● **Work to do**:
Show all lines of the listing that hold the word "document".

[Collection entries]

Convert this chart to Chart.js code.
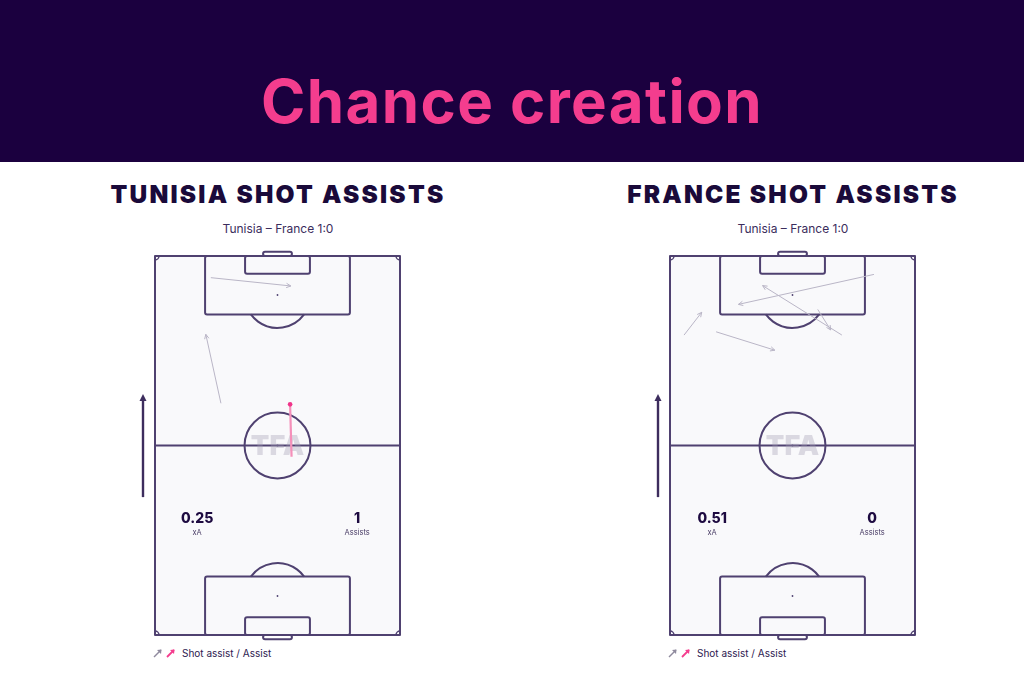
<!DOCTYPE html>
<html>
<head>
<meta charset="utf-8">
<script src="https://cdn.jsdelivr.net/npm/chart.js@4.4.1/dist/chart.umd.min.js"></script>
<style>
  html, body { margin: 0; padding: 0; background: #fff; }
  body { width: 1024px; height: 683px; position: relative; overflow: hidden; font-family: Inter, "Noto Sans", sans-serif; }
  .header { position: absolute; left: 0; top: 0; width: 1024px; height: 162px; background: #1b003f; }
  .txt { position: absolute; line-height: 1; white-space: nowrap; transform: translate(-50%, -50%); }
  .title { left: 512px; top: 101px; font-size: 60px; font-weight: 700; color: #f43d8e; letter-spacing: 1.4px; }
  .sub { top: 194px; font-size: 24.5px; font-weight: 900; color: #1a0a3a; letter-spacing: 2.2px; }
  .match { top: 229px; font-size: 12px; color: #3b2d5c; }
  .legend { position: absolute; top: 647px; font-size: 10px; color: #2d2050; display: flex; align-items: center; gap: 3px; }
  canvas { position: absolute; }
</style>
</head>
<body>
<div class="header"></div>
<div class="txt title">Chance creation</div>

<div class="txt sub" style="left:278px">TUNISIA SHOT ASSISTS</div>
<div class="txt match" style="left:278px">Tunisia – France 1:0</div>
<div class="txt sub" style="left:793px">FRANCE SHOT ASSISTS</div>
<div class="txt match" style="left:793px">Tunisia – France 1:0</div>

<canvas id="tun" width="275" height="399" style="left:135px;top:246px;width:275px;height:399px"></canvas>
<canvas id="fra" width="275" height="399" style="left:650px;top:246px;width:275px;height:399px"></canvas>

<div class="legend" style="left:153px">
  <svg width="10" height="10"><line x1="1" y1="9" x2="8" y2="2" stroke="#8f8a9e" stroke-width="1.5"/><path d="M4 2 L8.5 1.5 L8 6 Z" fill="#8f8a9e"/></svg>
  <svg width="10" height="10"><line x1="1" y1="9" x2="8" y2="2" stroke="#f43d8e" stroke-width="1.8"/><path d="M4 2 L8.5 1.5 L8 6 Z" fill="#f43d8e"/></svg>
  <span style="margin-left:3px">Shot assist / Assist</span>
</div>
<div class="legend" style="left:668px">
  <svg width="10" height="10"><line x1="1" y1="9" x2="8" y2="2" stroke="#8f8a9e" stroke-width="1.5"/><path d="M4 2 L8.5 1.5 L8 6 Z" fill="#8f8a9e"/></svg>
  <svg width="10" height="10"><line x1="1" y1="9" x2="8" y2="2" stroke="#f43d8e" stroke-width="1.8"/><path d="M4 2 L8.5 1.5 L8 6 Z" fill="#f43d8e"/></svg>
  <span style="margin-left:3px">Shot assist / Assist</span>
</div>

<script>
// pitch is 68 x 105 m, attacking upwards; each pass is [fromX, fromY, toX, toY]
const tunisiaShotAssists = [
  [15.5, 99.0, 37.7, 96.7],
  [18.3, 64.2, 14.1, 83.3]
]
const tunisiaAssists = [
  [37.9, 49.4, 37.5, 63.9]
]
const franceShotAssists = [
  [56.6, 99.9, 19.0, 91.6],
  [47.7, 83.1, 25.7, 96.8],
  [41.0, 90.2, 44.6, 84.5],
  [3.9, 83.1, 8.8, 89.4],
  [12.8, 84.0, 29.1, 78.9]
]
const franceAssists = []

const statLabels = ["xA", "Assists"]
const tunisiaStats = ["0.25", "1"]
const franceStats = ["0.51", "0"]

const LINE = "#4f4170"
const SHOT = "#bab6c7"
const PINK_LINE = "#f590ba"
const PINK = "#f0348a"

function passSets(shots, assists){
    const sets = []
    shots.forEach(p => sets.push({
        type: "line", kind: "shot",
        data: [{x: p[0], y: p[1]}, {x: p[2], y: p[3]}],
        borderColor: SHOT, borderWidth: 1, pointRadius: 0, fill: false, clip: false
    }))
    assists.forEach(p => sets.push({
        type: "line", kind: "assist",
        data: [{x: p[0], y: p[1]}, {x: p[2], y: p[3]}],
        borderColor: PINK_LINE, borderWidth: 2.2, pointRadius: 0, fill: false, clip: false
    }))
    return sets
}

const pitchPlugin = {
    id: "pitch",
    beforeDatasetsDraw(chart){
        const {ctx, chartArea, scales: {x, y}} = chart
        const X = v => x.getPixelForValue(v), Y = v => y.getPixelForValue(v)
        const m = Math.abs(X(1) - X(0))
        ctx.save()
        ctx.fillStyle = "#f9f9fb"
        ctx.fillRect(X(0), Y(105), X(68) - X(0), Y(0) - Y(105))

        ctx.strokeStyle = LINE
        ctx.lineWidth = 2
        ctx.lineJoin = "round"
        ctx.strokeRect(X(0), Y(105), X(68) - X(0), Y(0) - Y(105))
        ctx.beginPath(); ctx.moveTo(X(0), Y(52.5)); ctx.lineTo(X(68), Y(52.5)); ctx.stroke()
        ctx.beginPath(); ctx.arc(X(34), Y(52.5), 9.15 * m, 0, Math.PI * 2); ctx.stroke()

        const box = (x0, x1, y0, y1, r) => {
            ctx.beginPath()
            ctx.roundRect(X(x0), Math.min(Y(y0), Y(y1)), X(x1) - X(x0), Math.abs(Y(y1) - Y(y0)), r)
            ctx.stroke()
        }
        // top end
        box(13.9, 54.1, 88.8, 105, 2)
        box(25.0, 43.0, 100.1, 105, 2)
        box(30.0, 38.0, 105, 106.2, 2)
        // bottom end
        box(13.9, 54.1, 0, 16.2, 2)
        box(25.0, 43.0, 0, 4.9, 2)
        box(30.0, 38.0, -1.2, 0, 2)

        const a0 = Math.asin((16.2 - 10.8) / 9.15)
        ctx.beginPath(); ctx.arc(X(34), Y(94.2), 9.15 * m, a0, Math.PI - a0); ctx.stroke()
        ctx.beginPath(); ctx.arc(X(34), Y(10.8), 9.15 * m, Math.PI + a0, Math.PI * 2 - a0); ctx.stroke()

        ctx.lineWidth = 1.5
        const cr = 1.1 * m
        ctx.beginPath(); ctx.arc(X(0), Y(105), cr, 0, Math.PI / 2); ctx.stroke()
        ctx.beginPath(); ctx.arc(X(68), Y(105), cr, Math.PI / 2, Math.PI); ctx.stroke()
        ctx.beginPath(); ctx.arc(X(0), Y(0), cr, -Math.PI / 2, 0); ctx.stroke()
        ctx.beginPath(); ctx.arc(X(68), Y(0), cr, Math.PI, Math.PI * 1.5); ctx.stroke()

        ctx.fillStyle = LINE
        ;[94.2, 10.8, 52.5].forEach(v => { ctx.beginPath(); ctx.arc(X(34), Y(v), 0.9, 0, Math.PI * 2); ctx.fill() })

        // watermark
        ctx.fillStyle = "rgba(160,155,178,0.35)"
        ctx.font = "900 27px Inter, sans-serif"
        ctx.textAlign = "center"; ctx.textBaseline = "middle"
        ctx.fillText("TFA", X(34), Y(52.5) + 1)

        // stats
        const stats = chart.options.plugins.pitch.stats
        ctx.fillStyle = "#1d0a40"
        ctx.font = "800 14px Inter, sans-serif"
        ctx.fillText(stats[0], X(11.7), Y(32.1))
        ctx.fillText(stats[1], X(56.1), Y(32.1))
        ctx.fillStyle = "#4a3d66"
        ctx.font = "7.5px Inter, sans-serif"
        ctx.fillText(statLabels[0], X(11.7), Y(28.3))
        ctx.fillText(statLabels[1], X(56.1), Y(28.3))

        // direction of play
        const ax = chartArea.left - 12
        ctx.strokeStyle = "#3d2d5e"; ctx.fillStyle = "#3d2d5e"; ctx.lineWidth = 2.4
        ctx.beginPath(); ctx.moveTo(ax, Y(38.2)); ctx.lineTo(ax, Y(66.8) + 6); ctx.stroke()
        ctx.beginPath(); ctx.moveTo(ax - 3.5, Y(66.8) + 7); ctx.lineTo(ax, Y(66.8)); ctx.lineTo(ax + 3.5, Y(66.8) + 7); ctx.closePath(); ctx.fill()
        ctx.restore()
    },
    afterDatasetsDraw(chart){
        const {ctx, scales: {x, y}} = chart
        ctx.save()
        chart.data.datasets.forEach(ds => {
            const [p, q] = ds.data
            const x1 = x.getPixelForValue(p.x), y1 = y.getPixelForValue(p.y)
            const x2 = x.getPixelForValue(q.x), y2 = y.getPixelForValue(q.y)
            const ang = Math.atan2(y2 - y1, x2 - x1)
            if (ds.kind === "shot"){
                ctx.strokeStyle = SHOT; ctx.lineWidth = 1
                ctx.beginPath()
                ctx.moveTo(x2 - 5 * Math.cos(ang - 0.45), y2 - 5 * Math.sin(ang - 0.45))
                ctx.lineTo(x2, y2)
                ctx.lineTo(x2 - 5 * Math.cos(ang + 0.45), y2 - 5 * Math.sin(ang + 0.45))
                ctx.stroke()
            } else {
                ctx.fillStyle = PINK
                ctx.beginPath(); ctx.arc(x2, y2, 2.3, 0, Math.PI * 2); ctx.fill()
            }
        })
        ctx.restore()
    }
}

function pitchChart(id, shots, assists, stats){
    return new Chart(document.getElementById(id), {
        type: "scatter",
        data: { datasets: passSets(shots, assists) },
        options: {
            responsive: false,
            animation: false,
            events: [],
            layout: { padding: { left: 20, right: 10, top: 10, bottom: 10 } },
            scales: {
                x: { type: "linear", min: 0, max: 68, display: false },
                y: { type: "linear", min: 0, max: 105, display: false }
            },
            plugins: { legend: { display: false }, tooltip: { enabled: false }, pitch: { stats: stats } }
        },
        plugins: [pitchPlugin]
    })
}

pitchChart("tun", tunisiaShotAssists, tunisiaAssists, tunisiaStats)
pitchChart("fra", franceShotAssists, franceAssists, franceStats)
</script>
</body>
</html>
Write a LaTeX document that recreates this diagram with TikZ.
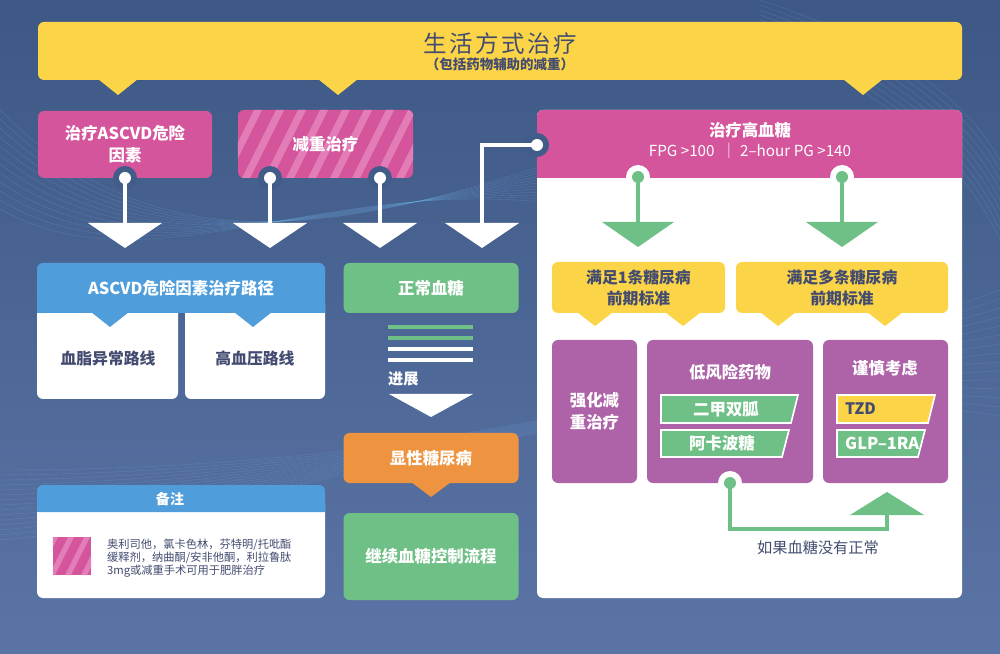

● **Reply to the exercise**:
    return new Chart(document.getElementById(id), {
Write a LaTeX document that recreates this diagram with TikZ.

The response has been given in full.